Joost

yesterday morning there was a sign I almost missed, about Joost, tucked behind the iron fence surrounding Greenwood Cemetery, on 5th ave close to 38th street. i paused my run to read it: “Legend has it that, near this spot during our Colonial period an African American named Joost dueled the Devil in a fiddling contest. When Joost triumphed, the Devil, in defeat, stomped his foot on a rock, leaving an impression of a hoof print. By the time of the American Revolution the rock with the Devil’s Hoof Print had become a local tourist attraction. This rock, recently dug out of Sunset Park’s ground, reminds us of the folktale of the Devil’s Hoof Print.”

i had run that way once before and missed it, and this time it caught my eye. my dad always reads the signs when we go places, is sincerely interested. my sister and i would groan sometimes when we had to double back, or linger. and the signs matter, the paying attention matters, the noticing matters. i try to read the signs now. both taking a page out of my dad’s book and countering what i now understand as my deeply embedded cultural inheritance of who the fuck cares who was here before?

Daniel Alexander Jones describes this colonial impulse that characterizes so many of our interactions: “…what I see is a…colonial impulse you arrive and you not paying attention to the fact that people wer1e there before you got there. And that is so deeply the inheritance of our country that’s exacerbated by this kind of hyper individuated consumer culture and that our interactions are now tailored to our desire through our devices that I can curate what I engage with”

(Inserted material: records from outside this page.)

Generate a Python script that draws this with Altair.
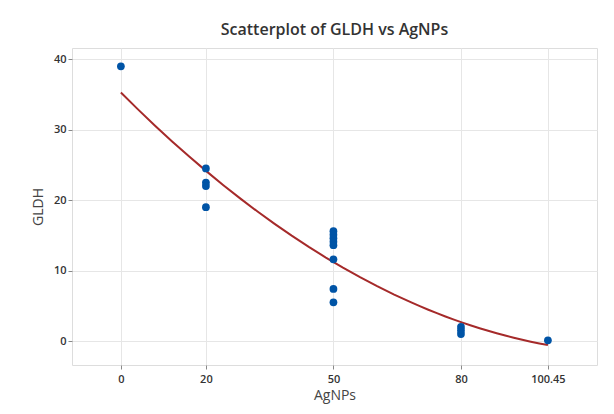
import altair as alt
import pandas as pd

agnps = [0, 20, 20, 20, 20, 50, 50, 50, 50, 50, 50, 50, 50, 80, 80, 80, 100.45]
gldh = [39.0, 24.5, 22.5, 22.0, 19.0, 15.6, 15.1, 14.6, 14.1, 13.6, 11.6, 7.4, 5.5, 2.0, 1.5, 1.0, 0.1]
x_ticks = [0, 20, 50, 80, 100.45]
y_ticks = [0, 10, 20, 30, 40]

df = pd.DataFrame({"AgNPs": agnps, "GLDH": gldh})

font = "Open Sans"
xs = alt.Scale(domain=[-11.5, 112], nice=False, zero=False)
ys = alt.Scale(domain=[-3.4, 41.6], nice=False, zero=False)

x_axis = alt.Axis(values=x_ticks, labelExpr="toString(datum.value)", domain=False, tickColor="#888", tickSize=4,
                  labelFont=font, labelFontSize=11, labelFontWeight=600, labelColor="#333",
                  titleFont=font, titleFontSize=14, titleFontWeight=500, titleColor="#444",
                  titlePadding=4, gridColor="#e6e6e6", labelPadding=4)
y_axis = alt.Axis(values=y_ticks, domain=False, tickColor="#888", tickSize=4,
                  labelFont=font, labelFontSize=11, labelFontWeight=600, labelColor="#333",
                  titleFont=font, titleFontSize=14, titleFontWeight=500, titleColor="#444",
                  titlePadding=8, gridColor="#e6e6e6")

points = alt.Chart(df).mark_circle(size=60, opacity=1, color="#0054a6").encode(
    x=alt.X("AgNPs:Q", scale=xs, axis=x_axis, title="AgNPs"),
    y=alt.Y("GLDH:Q", scale=ys, axis=y_axis, title="GLDH"),
)

fit = alt.Chart(df).transform_regression("AgNPs", "GLDH", method="poly", order=2).mark_line(
    color="#a52a2a", strokeWidth=2
).encode(
    x=alt.X("AgNPs:Q", scale=xs),
    y=alt.Y("GLDH:Q", scale=ys),
)

chart = (fit + points).properties(
    width=525, height=317,
    autosize=alt.AutoSizeParams(type="none"),
    padding={"left": 64, "top": 40, "right": 9, "bottom": 41},
    title=alt.TitleParams("Scatterplot of GLDH vs AgNPs", font=font, fontSize=16,
                          fontWeight=600, color="#333", offset=10, anchor="middle"),
).configure_view(stroke="#9a9a9a", strokeWidth=1).configure(background="white")

chart.save("out.html", embed_options={"renderer": "svg", "actions": False})
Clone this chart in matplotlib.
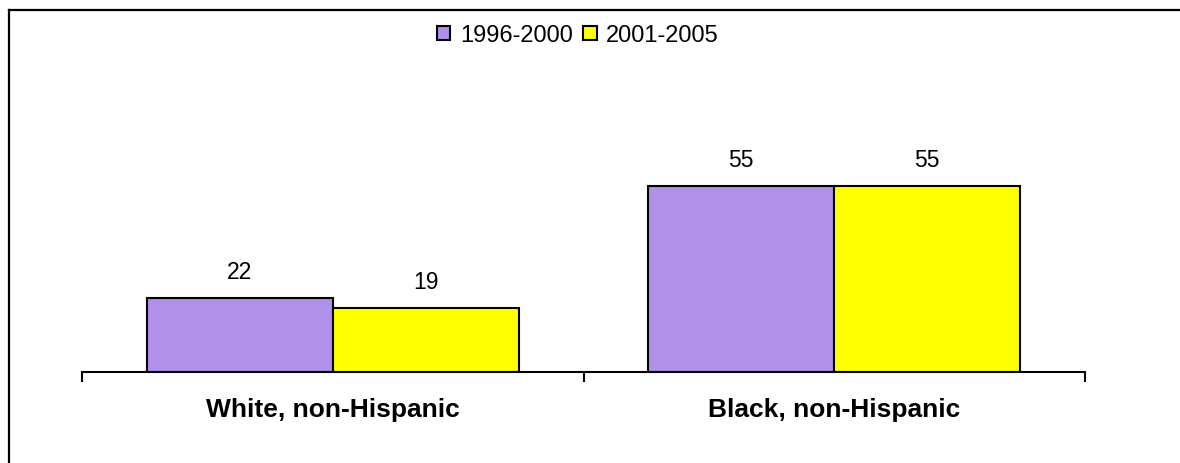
import matplotlib
matplotlib.use("Agg")
import matplotlib.pyplot as plt
from matplotlib.lines import Line2D
from matplotlib.patches import Patch
import numpy as np

plt.rcParams['font.family'] = ['Liberation Sans', 'DejaVu Sans']

# data
groups = ["White, non-Hispanic", "Black, non-Hispanic"]
periods = ["1996-2000", "2001-2005"]
vals_9600 = [22, 55]
vals_0105 = [19, 55]
colors = ["#B190EC", "#FFFF00"]

fig = plt.figure(figsize=(11.8, 4.63), dpi=100)
ax = fig.add_axes([82 / 1180, 91 / 463, 1003 / 1180, 202.4 / 463])

x = np.arange(len(groups))
w = 0.371
for i, (vals, lab) in enumerate(zip([vals_9600, vals_0105], periods)):
    pos = x + (i - 0.5) * w
    bars = ax.bar(pos, vals, width=w, color=colors[i], edgecolor="black",
                  linewidth=1.5, label=lab, zorder=2)
    for b, v in zip(bars, vals):
        ax.annotate(str(v), (b.get_x() + b.get_width() / 2, v),
                    xytext=(0, 18.5), textcoords="offset points",
                    ha="center", va="center", fontsize=16.5)

ax.set_xlim(-0.5, 1.5)
ax.set_ylim(0, 60)
for s in ["top", "right", "left"]:
    ax.spines[s].set_visible(False)
ax.spines["bottom"].set_linewidth(1.5)
ax.set_yticks([])
ax.set_xticks([-0.5, 0.5, 1.5])
ax.set_xticklabels([])
ax.tick_params(axis="x", which="major", direction="out", length=7.5, width=1.5)
ax.set_xticks(x, minor=True)
ax.set_xticklabels(groups, minor=True, fontsize=19, fontweight="bold")
ax.tick_params(axis="x", which="minor", length=0, pad=19)

handles = [Patch(facecolor=c, edgecolor="black", linewidth=1.5) for c in colors]
fig.legend(handles, periods, loc="center", bbox_to_anchor=(578 / 1180, 1 - 35.5 / 463),
           ncol=2, frameon=False, fontsize=17, handlelength=0.57, handleheight=0.57,
           handletextpad=0.4, columnspacing=0.45, borderaxespad=0, borderpad=0)

# chart frame (only top and left edge fall inside the picture)
fig.add_artist(Line2D([8.5 / 1180, 8.5 / 1180], [0, 1 - 9.5 / 463], color="black", lw=1.6))
fig.add_artist(Line2D([8.5 / 1180, 1], [1 - 9.5 / 463, 1 - 9.5 / 463], color="black", lw=1.6))

fig.savefig("out.png", dpi=100)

the insisted upon cultural oblivion and amnesia would have me miss the Joosts. i don’t want to miss the Joosts.

Joost is lingering with me, in my worry, in my judgment, in my habitual doubt. to defeat the devil with your song, with your gusto. you heard me, back up. with my song, my vibration, you can’t touch me. the legend2 endures.

i don’t know if i believe in the devil, or evil, but i heard Suzanne Stabile define sin as distraction, and hearing Tara Brach talk about the Buddha’s encounters with Mara also resonates.

paying attention to who, what has come before. who, what is around me now. can i, too, play the song so good that the devil gives up.


  1. Who Yo People Is with Sharon Bridgforth “everywhere I’m walking around, and I see it in interpersonal space…people move through the world totally subsumed by their own energies and not aware of other people in space, watching people and you know I could say is we could get into it’s white people or young people or who ever and increasing it’s almost everywhere that I see it where people walk and the only contact they have with you is you are suddenly in their way, so their way their trajectory their agenda is guiding them through the world and everything that is in the world before they got there five minutes ago doesn’t exist except as subject to their will right? …what I see is a…colonial impulse you arrive and you not paying attention to the fact that people were there before you got there. And that is so deeply the inheritance of our country that’s exacerbated by this kind of hyper individuated consumer culture and that our interactions are now tailored to our desire through our devices that I can curate what I engage with that you know something I talk about with my students who are anywhere from 17 to twenties, early twenties that they get to choose pretty much when they have to talk to another human.”

  2. legend comes from legere meaning to pluck or select. pluck that tune, select what you pay attention to: the song, the instrument and not the devil.